Thanks for working this out in the transpose convolution case. Just for completeness, let’s do the same exercise for normal forward convolutions:
Let’s use your same example with input size = 8 and filter size = 3.
Here’s a play function for this purpose:
def padding_test_model(input_shape, stride, padding):
input_img = tf.keras.Input(shape=input_shape)
Z1 = tfl.Conv2D(filters=1, kernel_size=3, strides=stride, padding=padding)(input_img)

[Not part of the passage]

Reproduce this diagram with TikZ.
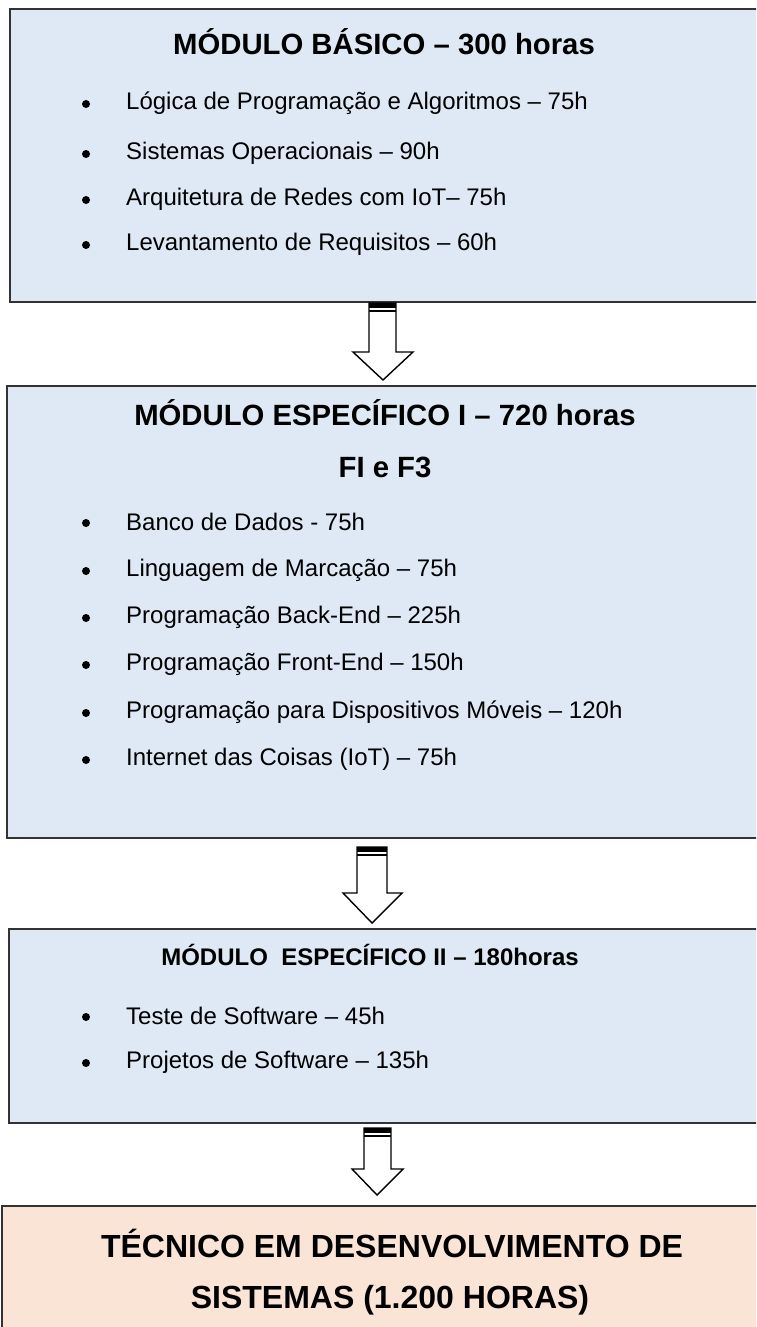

model = tf.keras.Model(inputs=input_img, outputs=Z1)
return model
Now invoke that with the 4 different combinations:
testmodel = padding_test_model((8,8,1), stride=1, padding="valid")
testmodel.summary()
testmodel = padding_test_model((8,8,1), stride=1, padding="same")
testmodel.summary()
testmodel = padding_test_model((8,8,1), stride=2, padding="valid")
testmodel.summary()
testmodel = padding_test_model((8,8,1), stride=2, padding="same")
testmodel.summary()
That gives the following output:
Model: "functional_7"
_________________________________________________________________
Layer (type) Output Shape Param #
=================================================================
input_5 (InputLayer) [(None, 8, 8, 1)] 0
_________________________________________________________________
conv2d_4 (Conv2D) (None, 6, 6, 1) 10
=================================================================
Total params: 10
Trainable params: 10
Non-trainable params: 0
_________________________________________________________________
Model: "functional_9"
_________________________________________________________________
Layer (type) Output Shape Param #
=================================================================
input_6 (InputLayer) [(None, 8, 8, 1)] 0
_________________________________________________________________
conv2d_5 (Conv2D) (None, 8, 8, 1) 10
=================================================================
Total params: 10
Trainable params: 10
Non-trainable params: 0
_________________________________________________________________
Model: "functional_11"
_________________________________________________________________
Layer (type) Output Shape Param #
=================================================================
input_7 (InputLayer) [(None, 8, 8, 1)] 0
_________________________________________________________________
conv2d_6 (Conv2D) (None, 3, 3, 1) 10
=================================================================
Total params: 10
Trainable params: 10
Non-trainable params: 0
_________________________________________________________________
Model: "functional_13"
_________________________________________________________________
Layer (type) Output Shape Param #
=================================================================
input_8 (InputLayer) [(None, 8, 8, 1)] 0
_________________________________________________________________
conv2d_7 (Conv2D) (None, 4, 4, 1) 10
=================================================================
Total params: 10
Trainable params: 10
Non-trainable params: 0
So here is a more readable version of the results:
- padding “valid”, stride 1 gives (6, 6) output
- padding “same”, stride 1 gives (8, 8) output
- padding “valid”, stride 2 gives (3, 3) output
- padding “same”, stride 2 gives (4, 4) output
Of course we have the formula:
n_{out} = \displaystyle \lfloor \frac {n_{prev} + 2p - f}{s}\rfloor + 1
So we can use that to solve for what the p value is in the stride = 2 “same” padding case:
4 = \displaystyle \lfloor \frac {8 + 2p - 3}{2}\rfloor + 1
4 = \displaystyle p + \lfloor \frac {5}{2}\rfloor + 1
4 = \displaystyle p + 2 + 1
So p = 1 in that case, which is the same solution as in the stride = 1 case, but gives a different result.